To start, we need to download the matrix files:

wget "https://cf.10xgenomics.com/samples/cell-arc/2.0.0/human_brain_3k/human_brain_3k_filtered_feature_bc_matrix.tar.gz" -O  "brain3k.tar.gz"

tar -xzf brain3k.tar.gz

There are three files in the extracted directory: barcodes.tsv, features.tsv, and matrix.mtx. These files contain the cell barcodes, the feature names, and the matrix data, respectively. We will use these files to build an AnnData object, which is a common format for storing single-cell data.
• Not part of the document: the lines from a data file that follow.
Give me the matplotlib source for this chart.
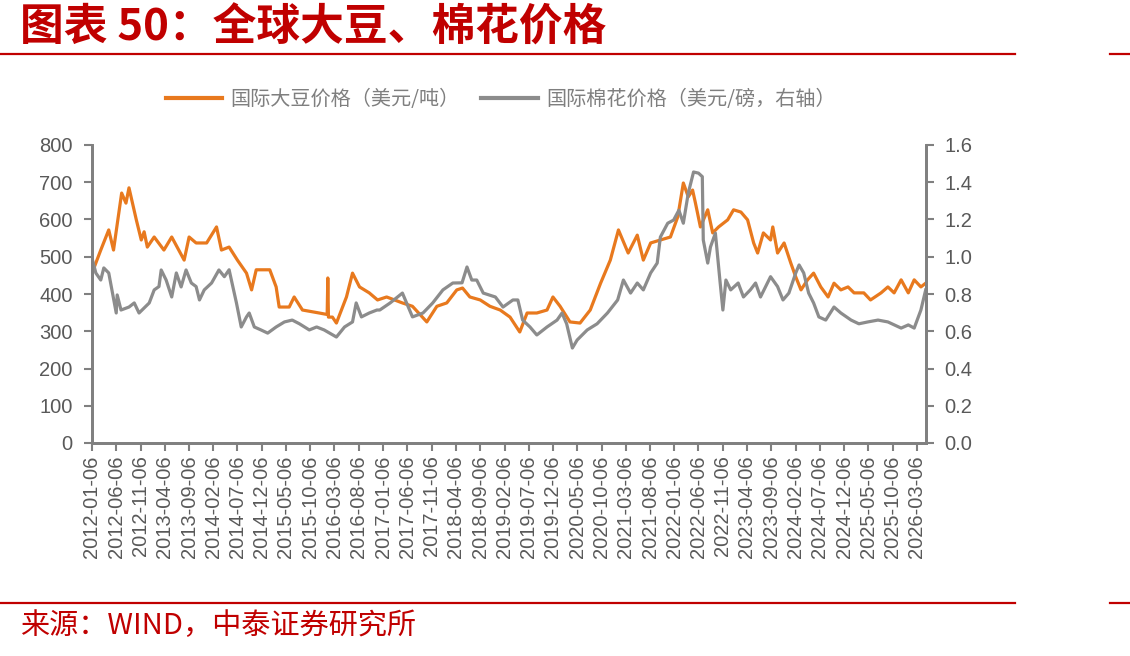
import numpy as np
import pandas as pd
import matplotlib
matplotlib.use("Agg")
import matplotlib.pyplot as plt
import matplotlib.dates as mdates
from matplotlib.lines import Line2D

plt.rcParams['font.family'] = ['Liberation Sans', 'Noto Sans CJK SC', 'DejaVu Sans']

# 国际大豆价格（美元/吨）
soy_dates = ["2012-01-06", "2012-03-01", "2012-04-20", "2012-05-20", "2012-07-10", "2012-08-06",
             "2012-08-25", "2012-10-10", "2012-11-10", "2012-11-28", "2012-12-18", "2013-01-30",
             "2013-04-01", "2013-05-20", "2013-08-06", "2013-09-06", "2013-10-20", "2013-12-25",
             "2014-02-25", "2014-03-28", "2014-05-15", "2014-07-06", "2014-09-01", "2014-10-03",
             "2014-11-01", "2015-01-25", "2015-03-06", "2015-03-25", "2015-05-27", "2015-06-27",
             "2015-08-18", "2015-12-01", "2016-01-20", "2016-01-24", "2016-01-28", "2016-02-22",
             "2016-03-18", "2016-05-20", "2016-06-27", "2016-08-10", "2016-10-10", "2016-12-01",
             "2017-01-27", "2017-05-06", "2017-07-08", "2017-10-06", "2017-12-08", "2018-02-08",
             "2018-04-12", "2018-05-18", "2018-07-03", "2018-09-06", "2018-11-06", "2019-01-09",
             "2019-03-12", "2019-05-12", "2019-06-27", "2019-08-27", "2019-10-30", "2019-12-06",
             "2020-01-20", "2020-03-22", "2020-05-24", "2020-07-27", "2020-09-30", "2020-11-30",
             "2021-01-20", "2021-03-22", "2021-05-18", "2021-06-25", "2021-08-10", "2021-10-10",
             "2021-12-12", "2022-01-27", "2022-03-03", "2022-04-03", "2022-04-30", "2022-05-18",
             "2022-06-18", "2022-08-03", "2022-09-03", "2022-10-10", "2022-12-06", "2023-01-12",
             "2023-02-27", "2023-04-10", "2023-05-18", "2023-06-12", "2023-07-18", "2023-09-01",
             "2023-09-15", "2023-10-15", "2023-11-25", "2024-01-06", "2024-02-06", "2024-03-10",
             "2024-04-20", "2024-05-28", "2024-07-12", "2024-08-27", "2024-10-03", "2024-11-15",
             "2024-12-30", "2025-02-06", "2025-04-08", "2025-05-20", "2025-07-25", "2025-09-06",
             "2025-10-15", "2025-11-28", "2026-01-12", "2026-02-18", "2026-04-01", "2026-05-01"]
soy_vals = [456, 518, 572, 518, 671, 644,
            685, 599, 545, 567, 526, 553,
            518, 553, 491, 553, 537, 537,
            580, 518, 526, 491, 456, 411,
            465, 465, 419, 365, 365, 392,
            357, 349, 345, 443, 338, 338,
            322, 392, 456, 419, 403, 384,
            392, 376, 367, 325, 367, 376,
            411, 416, 392, 384, 367, 357,
            338, 298, 349, 349, 357, 392,
            367, 325, 322, 357, 429, 491,
            572, 510, 558, 491, 537, 545,
            553, 607, 698, 661, 679, 644,
            580, 626, 564, 580, 599, 626,
            620, 599, 537, 510, 564, 545,
            580, 510, 537, 483, 446, 411,
            438, 456, 419, 392, 429, 411,
            419, 403, 403, 384, 403, 419,
            403, 438, 403, 438, 419, 429]

# 国际棉花价格（美元/磅，右轴）
cot_dates = ["2012-01-06", "2012-01-30", "2012-03-01", "2012-03-20", "2012-04-20", "2012-06-06",
             "2012-06-12", "2012-07-06", "2012-08-25", "2012-09-27", "2012-10-27", "2012-11-28",
             "2012-12-30", "2013-01-30", "2013-03-01", "2013-03-15", "2013-04-15", "2013-05-20",
             "2013-06-18", "2013-07-18", "2013-08-18", "2013-09-20", "2013-10-20", "2013-11-10",
             "2013-12-10", "2014-01-25", "2014-03-12", "2014-04-15", "2014-05-15", "2014-06-30",
             "2014-07-30", "2014-09-01", "2014-09-18", "2014-10-20", "2014-12-01", "2015-01-12",
             "2015-03-06", "2015-04-27", "2015-06-15", "2015-07-30", "2015-09-30", "2015-11-15",
             "2016-01-01", "2016-03-18", "2016-05-08", "2016-06-27", "2016-07-20", "2016-08-22",
             "2016-10-10", "2016-11-27", "2016-12-15", "2017-02-18", "2017-05-06", "2017-07-08",
             "2017-09-12", "2017-11-12", "2018-01-15", "2018-03-18", "2018-05-15", "2018-06-15",
             "2018-07-15", "2018-08-15", "2018-09-25", "2018-12-10", "2019-01-27", "2019-03-30",
             "2019-04-30", "2019-05-30", "2019-07-15", "2019-08-27", "2019-10-30", "2020-01-01",
             "2020-02-01", "2020-03-01", "2020-04-06", "2020-05-06", "2020-07-08", "2020-09-08",
             "2020-11-12", "2021-01-15", "2021-02-20", "2021-04-06", "2021-05-18", "2021-06-25",
             "2021-08-10", "2021-09-20", "2021-10-10", "2021-11-25", "2022-01-01", "2022-02-03",
             "2022-03-03", "2022-04-03", "2022-05-06", "2022-06-06", "2022-06-30", "2022-07-06",
             "2022-08-03", "2022-08-20", "2022-09-20", "2022-10-20", "2022-11-06", "2022-11-25",
             "2022-12-25", "2023-02-10", "2023-03-15", "2023-04-27", "2023-05-30", "2023-06-30",
             "2023-09-01", "2023-10-15", "2023-11-18", "2023-12-25", "2024-02-06", "2024-02-27",
             "2024-03-27", "2024-04-27", "2024-05-28", "2024-06-30", "2024-08-12", "2024-10-03",
             "2024-11-15", "2025-01-18", "2025-03-08", "2025-05-03", "2025-07-06", "2025-09-06",
             "2025-11-28", "2026-01-12", "2026-02-18", "2026-04-01", "2026-05-01"]
cot_vals = [0.993, 0.913, 0.875, 0.94, 0.913, 0.698,
            0.795, 0.714, 0.73, 0.752, 0.698, 0.725,
            0.752, 0.822, 0.84, 0.929, 0.875, 0.784,
            0.913, 0.838, 0.929, 0.859, 0.84, 0.768,
            0.822, 0.859, 0.929, 0.893, 0.93, 0.752,
            0.623, 0.677, 0.698, 0.623, 0.607, 0.59,
            0.623, 0.65, 0.66, 0.64, 0.607, 0.623,
            0.607, 0.569, 0.623, 0.65, 0.752, 0.677,
            0.698, 0.714, 0.714, 0.752, 0.805, 0.677,
            0.698, 0.752, 0.822, 0.859, 0.86, 0.945,
            0.875, 0.875, 0.805, 0.784, 0.73, 0.768,
            0.768, 0.66, 0.623, 0.58, 0.623, 0.66,
            0.698, 0.64, 0.51, 0.553, 0.607, 0.64,
            0.698, 0.768, 0.875, 0.805, 0.859, 0.822,
            0.913, 0.966, 1.106, 1.18, 1.197, 1.25,
            1.18, 1.342, 1.455, 1.449, 1.43, 1.09,
            0.966, 1.052, 1.127, 0.859, 0.714, 0.875,
            0.822, 0.859, 0.784, 0.822, 0.859, 0.784,
            0.893, 0.84, 0.768, 0.805, 0.913, 0.956,
            0.913, 0.805, 0.752, 0.677, 0.66, 0.73,
            0.698, 0.66, 0.64, 0.65, 0.66, 0.65,
            0.617, 0.634, 0.617, 0.714, 0.822]

# x 轴刻度：2012-01-06 起每 5 个月一个
tick_dates = pd.date_range("2012-01-06", "2026-03-06", freq=pd.DateOffset(months=5))

soy = pd.Series(soy_vals, index=pd.to_datetime(soy_dates))
cot = pd.Series(cot_vals, index=pd.to_datetime(cot_dates))

RED = "#C00000"
ORANGE = "#E8791E"
GREY = "#8C8C8C"
AXC = "#808080"
TXT = "#595959"

fig = plt.figure(figsize=(11.3, 6.56), dpi=100)
ax = fig.add_axes([92/1130, 1-443/656, 834/1130, 298/656])
ax2 = ax.twinx()

ax.plot(soy.index, soy.values, color=ORANGE, lw=2.3)
ax2.plot(cot.index, cot.values, color=GREY, lw=2.3)

ax.set_ylim(0, 800); ax.set_yticks(range(0, 801, 100))
ax2.set_ylim(0, 1.6); ax2.set_yticks(np.arange(0, 1.61, 0.2))
ax2.yaxis.set_major_formatter(matplotlib.ticker.FormatStrFormatter("%.1f"))
ax.set_xlim(pd.Timestamp("2012-01-06"), pd.Timestamp("2026-05-03"))
ax.set_xticks(tick_dates)
ax.xaxis.set_major_formatter(mdates.DateFormatter("%Y-%m-%d"))

for a in (ax, ax2):
    a.spines["top"].set_visible(False)
    for s in ("left", "right", "bottom"):
        a.spines[s].set_color(AXC)
        a.spines[s].set_linewidth(2)
    a.tick_params(colors=AXC, labelcolor=TXT, width=1.5, length=6, labelsize=14.5)
ax.tick_params(axis="x", labelrotation=90, pad=3)
ax.tick_params(axis="y", pad=8)
ax2.tick_params(axis="y", pad=7)

handles = [Line2D([], [], color=ORANGE, lw=3), Line2D([], [], color=GREY, lw=3)]
fig.legend(handles, ["国际大豆价格（美元/吨）", "国际棉花价格（美元/磅，右轴）"],
           loc="center", bbox_to_anchor=(0.443, 1-100/656), ncol=2, frameon=False,
           prop={"family": "Noto Sans CJK SC", "size": 14.5}, labelcolor="#7F7F7F",
           handlelength=2.8, handletextpad=0.4, columnspacing=1.1)

fig.text(20/1130, 1-28/656, "图表 50：全球大豆、棉花价格", color=RED, fontsize=31.5,
         fontweight="bold", va="center", ha="left", family=["Noto Sans CJK SC", "DejaVu Sans"])
fig.text(20/1130, 1-626/656, "来源：WIND，中泰证券研究所", color=RED, fontsize=21,
         va="center", ha="left", family=["Noto Sans CJK SC", "DejaVu Sans"])

for ypx in (54, 603):
    y = 1 - ypx/656
    fig.add_artist(Line2D([0, 1015/1130], [y, y], color=RED, lw=1.6))
    fig.add_artist(Line2D([1110/1130, 1], [y, y], color=RED, lw=1.6))

fig.savefig("out.png", dpi=100)
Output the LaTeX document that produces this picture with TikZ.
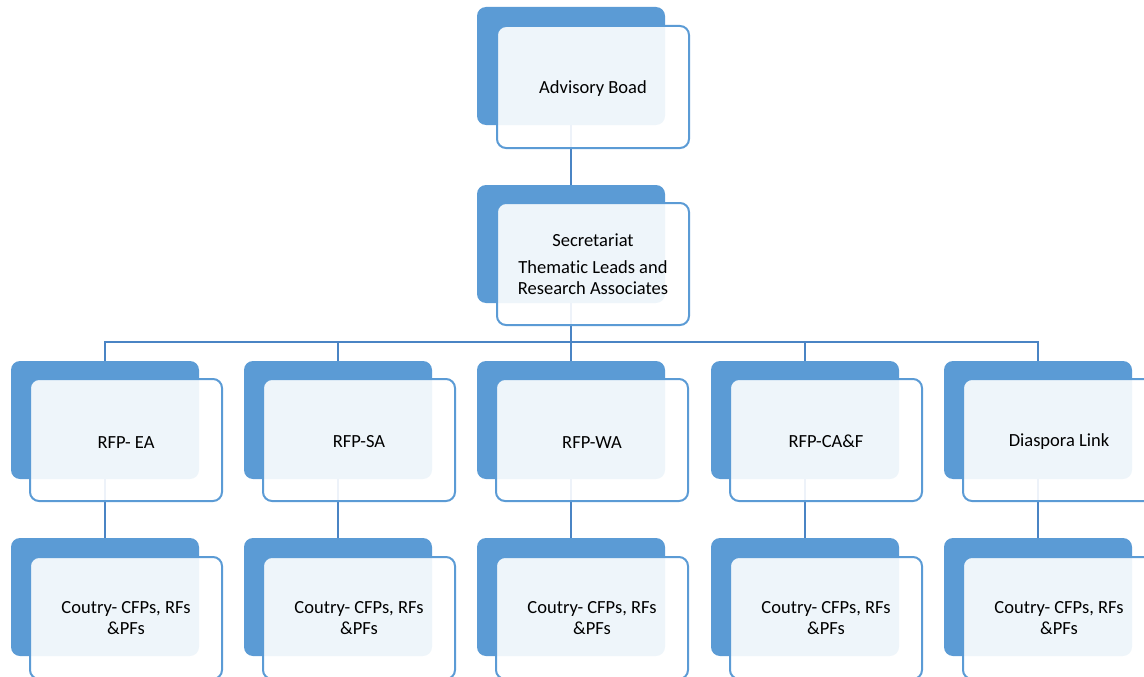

The AnnData object will contain the genomic regions of interest in the .var dataframe:

import pandas as pd
from anndata import AnnData
from scipy.io import mmread

# read in the data
mtx = mmread("matrix.mtx.gz").T.tocsr()
barcodes = pd.read_csv("barcodes.tsv.gz", header=None, names=["barcode"], sep="\t")
features = pd.read_csv("features.tsv.gz", header=None, names=["feature_id", "feature_name", "type", "chr", "start", "end"], sep="\t")

# create the AnnData object, write it to disk
adata = AnnData(
    X=mtx,
    obs=barcodes,
    var=features.set_index("feature_id"),
)
adata.write_h5ad("brain3k.h5ad")

We need to subset the data to only include the ATAC-seq regions.

atac = adata[:, adata.var["type"] == "Peaks"]

Next, we will pre-tokenize the data using the Atacformer tokenizer. This step converts the genomic regions into input IDs that the Atacformer model can understand.

from geniml.atacformer import AtacformerForCellClustering
from geniml.tokenization import tokenize_anndata
from gtars.tokenizers import Tokenizer

model = AtacformerForCellClustering.from_pretrained("databio/atacformer-base-hg38")

tokenizer = Tokenizer.from_pretrained("databio/atacformer-base-hg38")
tokens = tokenize_anndata(atac, tokenizer)
tokens = [t["input_ids"] for t in tokens]

Now we can generate single-cell embedding and attach them back to the AnnData object. This will allow us to use the embeddings for downstream tasks such as clustering or visualization.

embeddings = model.encode_tokenized_cells(tokens)
atac.obsm["X_atacformer"] = embeddings.detach().cpu().numpy()

Finally, we can generate clusters and visualize the results using UMAP.

import scanpy as sc

sc.pp.neighbors(atac, use_rep="X_atacformer")
sc.tl.leiden(atac)

sc.pl.umap(atac, color=["leiden", "chr", "start", "end"], frameon=False, wspace=0.4, hspace=0.4)